While one of the most popular questions about equipment financing centers on the topic of rates, there’s more to a good equipment loan than just the interest rate.
What else should you consider when researching the types of loans that are available? The tips below will help you find the perfect equipment financing solution for your business.
1. How long has the lender been providing loans in your industry?
When markets shift, some banks will open an equipment financing branch and staff it with small business loan officers. Small business lending and equipment financing are very different; make sure you’re working with an experienced equipment finance lender.
2. Does the lender have experience financing the specific type of equipment that you need?
Working with a lender that has experience within your industry or the type of equipment you’re buying can help you avoid surprises. If you need a loan for heavy equipment or heavy equipment parts, work with a lender who has experience in that sector.
3. Is there a minimum credit score requirement?
4. Will they rely on credit scores alone, or do they consider collateral as part of the approval process?
If you choose a specific type of loan, will you still be eligible for future loans if your business grows and needs more equipment?
5. Is there a minimum annual revenue requirement or length of time in business required to qualify for a loan?
6. Not all equipment finance companies will give an equipment loan to a start-up company; be sure to ask about it if you’ve been in business for less than one year.
7. How much paperwork is part of the loan application process? After the loan has finalized, can you make payments via an online portal or through AHS?
8. Are there additional closing and processing fees? What about inspection fees for the equipment?
Fees are part of the lending process; you can expect similar line items to show up on the settlement statement no matter who your lender is. It’s still important to know what these are upfront, especially if you’re getting estimates on a rate that seems too good to be true.

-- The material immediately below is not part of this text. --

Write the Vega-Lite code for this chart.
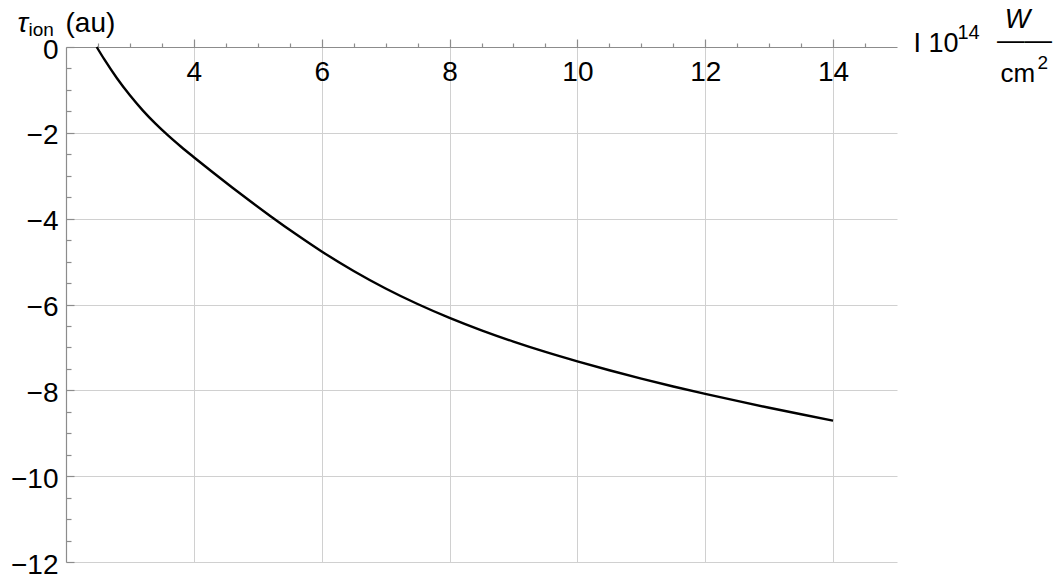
{
  "$schema": "https://vega.github.io/schema/vega-lite/v6.json",
  "width": 831,
  "height": 515,
  "autosize": {"type": "none"},
  "padding": {"left": 66, "top": 47, "right": 156, "bottom": 15},
  "background": "white",
  "config": {
    "view": {"stroke": null},
    "axis": {
      "labelFont": "Liberation Sans",
      "titleFont": "Liberation Sans",
      "titleFontWeight": "normal",
      "titleColor": "black",
      "labelColor": "black",
      "titleAngle": 0,
      "titleAlign": "left",
      "titleBaseline": "alphabetic",
      "labelOverlap": false,
      "labelFlush": false,
      "labelBound": false,
      "domainColor": "#8c8c8c",
      "tickColor": "#8c8c8c",
      "domainWidth": 1.2,
      "tickWidth": 1.2
    }
  },
  "datasets": {
    "curve": [
      {"I": 2.48, "tau": 0.0},
      {"I": 2.6, "tau": -0.29},
      {"I": 2.8, "tau": -0.734},
      {"I": 3.0, "tau": -1.126},
      {"I": 3.2, "tau": -1.476},
      {"I": 3.4, "tau": -1.786},
      {"I": 3.6, "tau": -2.066},
      {"I": 3.8, "tau": -2.324},
      {"I": 4.0, "tau": -2.568},
      {"I": 4.3, "tau": -2.925},
      {"I": 4.6, "tau": -3.273},
      {"I": 4.9, "tau": -3.612},
      {"I": 5.2, "tau": -3.942},
      {"I": 5.6, "tau": -4.364},
      {"I": 6.0, "tau": -4.764},
      {"I": 6.5, "tau": -5.219},
      {"I": 7.0, "tau": -5.627},
      {"I": 7.5, "tau": -5.989},
      {"I": 8.0, "tau": -6.312},
      {"I": 8.5, "tau": -6.602},
      {"I": 9.0, "tau": -6.865},
      {"I": 9.5, "tau": -7.105},
      {"I": 10.0, "tau": -7.325},
      {"I": 10.5, "tau": -7.532},
      {"I": 11.0, "tau": -7.727},
      {"I": 11.5, "tau": -7.91},
      {"I": 12.0, "tau": -8.082},
      {"I": 12.5, "tau": -8.247},
      {"I": 13.0, "tau": -8.406},
      {"I": 13.5, "tau": -8.558},
      {"I": 14.0, "tau": -8.706}
    ]
  },
  "data": {"name": "curve"},
  "layer": [
    {
      "mark": {"type": "line", "color": "black", "strokeWidth": 2.4, "interpolate": "monotone"},
      "encoding": {
        "x": {
          "field": "I", "type": "quantitative",
          "scale": {"domain": [2, 15], "nice": false, "zero": false},
          "axis": {
            "orient": "top",
            "values": [4, 6, 8, 10, 12, 14],
            "format": "d",
            "tickSize": 8,
            "labelFontSize": 28,
            "labelPadding": -41.5,
            "labelBaseline": "alphabetic",
            "grid": true,
            "gridColor": "#d0d0d0",
            "gridWidth": 1,
            "title": "I 10",
            "titleFontSize": 27,
            "titleX": 847,
            "titleY": 4.7
          }
        },
        "y": {
          "field": "tau", "type": "quantitative",
          "scale": {"domain": [-12, 0], "nice": false, "zero": false},
          "axis": {
            "orient": "left",
            "values": [0, -2, -4, -6, -8, -10, -12],
            "format": "d",
            "tickSize": -8,
            "labelFontSize": 28,
            "labelPadding": 16,
            "labelBaseline": "alphabetic",
            "labelOffset": 11,
            "grid": true,
            "gridColor": {"condition": {"test": "datum.value === 0", "value": "transparent"}, "value": "#d0d0d0"},
            "gridWidth": 1,
            "title": "τ",
            "titleFontSize": 28,
            "titleFontStyle": "italic",
            "titleX": -49,
            "titleY": -15.3
          }
        }
      }
    },
    {
      "mark": {"type": "line", "opacity": 0},
      "encoding": {
        "x": {
          "field": "I", "type": "quantitative",
          "axis": {
            "orient": "top",
            "values": [2.5, 3, 3.5, 4.5, 5, 5.5, 6.5, 7, 7.5, 8.5, 9, 9.5, 10.5, 11, 11.5, 12.5, 13, 13.5, 14.5],
            "tickSize": 4,
            "labels": false,
            "domain": false,
            "grid": false,
            "title": "14",
            "titleFontSize": 20,
            "titleX": 891,
            "titleY": -8.7
          }
        },
        "y": {
          "field": "tau", "type": "quantitative",
          "axis": {
            "orient": "left",
            "values": [-0.5, -1, -1.5, -2.5, -3, -3.5, -4.5, -5, -5.5, -6.5, -7, -7.5, -8.5, -9, -9.5, -10.5, -11, -11.5],
            "tickSize": -5,
            "labels": false,
            "domain": false,
            "grid": false,
            "title": "ion",
            "titleFontSize": 19,
            "titleX": -38,
            "titleY": -12
          }
        }
      }
    },
    {
      "mark": {"type": "line", "opacity": 0},
      "encoding": {
        "x": {
          "field": "I", "type": "quantitative",
          "axis": {
            "orient": "top",
            "ticks": false, "labels": false, "domain": false, "grid": false,
            "title": "W",
            "titleFontSize": 27,
            "titleFontStyle": "italic",
            "titleAlign": "center",
            "titleX": 951,
            "titleY": -20
          }
        },
        "y": {
          "field": "tau", "type": "quantitative",
          "axis": {
            "orient": "left",
            "ticks": false, "labels": false, "domain": false, "grid": false,
            "title": "(au)",
            "titleFontSize": 28,
            "titleX": -1,
            "titleY": -16
          }
        }
      }
    },
    {
      "mark": {"type": "line", "opacity": 0},
      "encoding": {
        "x": {
          "field": "I", "type": "quantitative",
          "axis": {
            "orient": "top",
            "ticks": false, "labels": false, "domain": false, "grid": false,
            "title": "——",
            "titleFontSize": 27.5,
            "titleAlign": "center",
            "titleX": 958,
            "titleY": 1.8
          }
        },
        "y": {
          "field": "tau", "type": "quantitative",
          "axis": {
            "orient": "left",
            "ticks": false, "labels": false, "domain": false, "grid": false,
            "title": "cm",
            "titleFontSize": 26,
            "titleX": 934,
            "titleY": 34.7
          }
        }
      }
    },
    {
      "mark": {"type": "line", "opacity": 0},
      "encoding": {
        "x": {
          "field": "I", "type": "quantitative",
          "axis": {
            "orient": "top",
            "ticks": false, "labels": false, "domain": false, "grid": false,
            "title": "2",
            "titleFontSize": 19,
            "titleX": 971,
            "titleY": 21
          }
        },
        "y": {
          "field": "tau", "type": "quantitative",
          "axis": {
            "orient": "left",
            "ticks": false, "labels": false, "domain": false, "grid": false,
            "title": null
          }
        }
      }
    }
  ],
  "resolve": {"axis": {"x": "independent", "y": "independent"}}
}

9. Do they finance used equipment, as well as new equipment? Do they offer debt consolidation or working capital loans?
Keeping future needs in mind when selecting your equipment lender can help forge the strong relationships your business needs during good times and bad.
10. Who will be your main point of contact during the application and funding process?
Look for a financing partner rather than simply a lender. A single point of contact can be helpful. And find out who your point of contact will be after funding. You’ll want a personal point of contact should you run into payment issues.
11. Do they offer equipment leasing options, too?
Businesses need equipment to grow, but some cannot purchase it outright or get a loan. Work with a lender who gives you several choices. If you’d like to compare the rate of leasing equipment vs. getting a loan and owning it, can the lender help you make the comparison? Work with a lender who can give you options and several payment scenarios.
Remember, there is no one-size-fits-all equipment loan for businesses. Loans will vary based on industry, the market, location, and the borrower. Think about what’s most important to your business right now and consider your plans for the future. A reputable, experienced lender can help you find answers to these questions during the application process.
Choosing the right loan will also depend on your business’s unique needs, goals, and timeline, as well as how much risk your organization can handle or desire. Don’t forget to ask about funding timelines; how long will it take to get approved, and how long will it take for funding after approval?
As you consider equipment financing options, you may run into terms or phrases that are new to you. Remember, a knowledgeable equipment lender can provide you with multiple financing options, and they can explain the terms and answer your questions. Instead of focusing solely on the interest rate, you should take the time to learn about up-front costs, flexible payment plans during slow seasons, and the type of customer service the company is known for with all of its clients.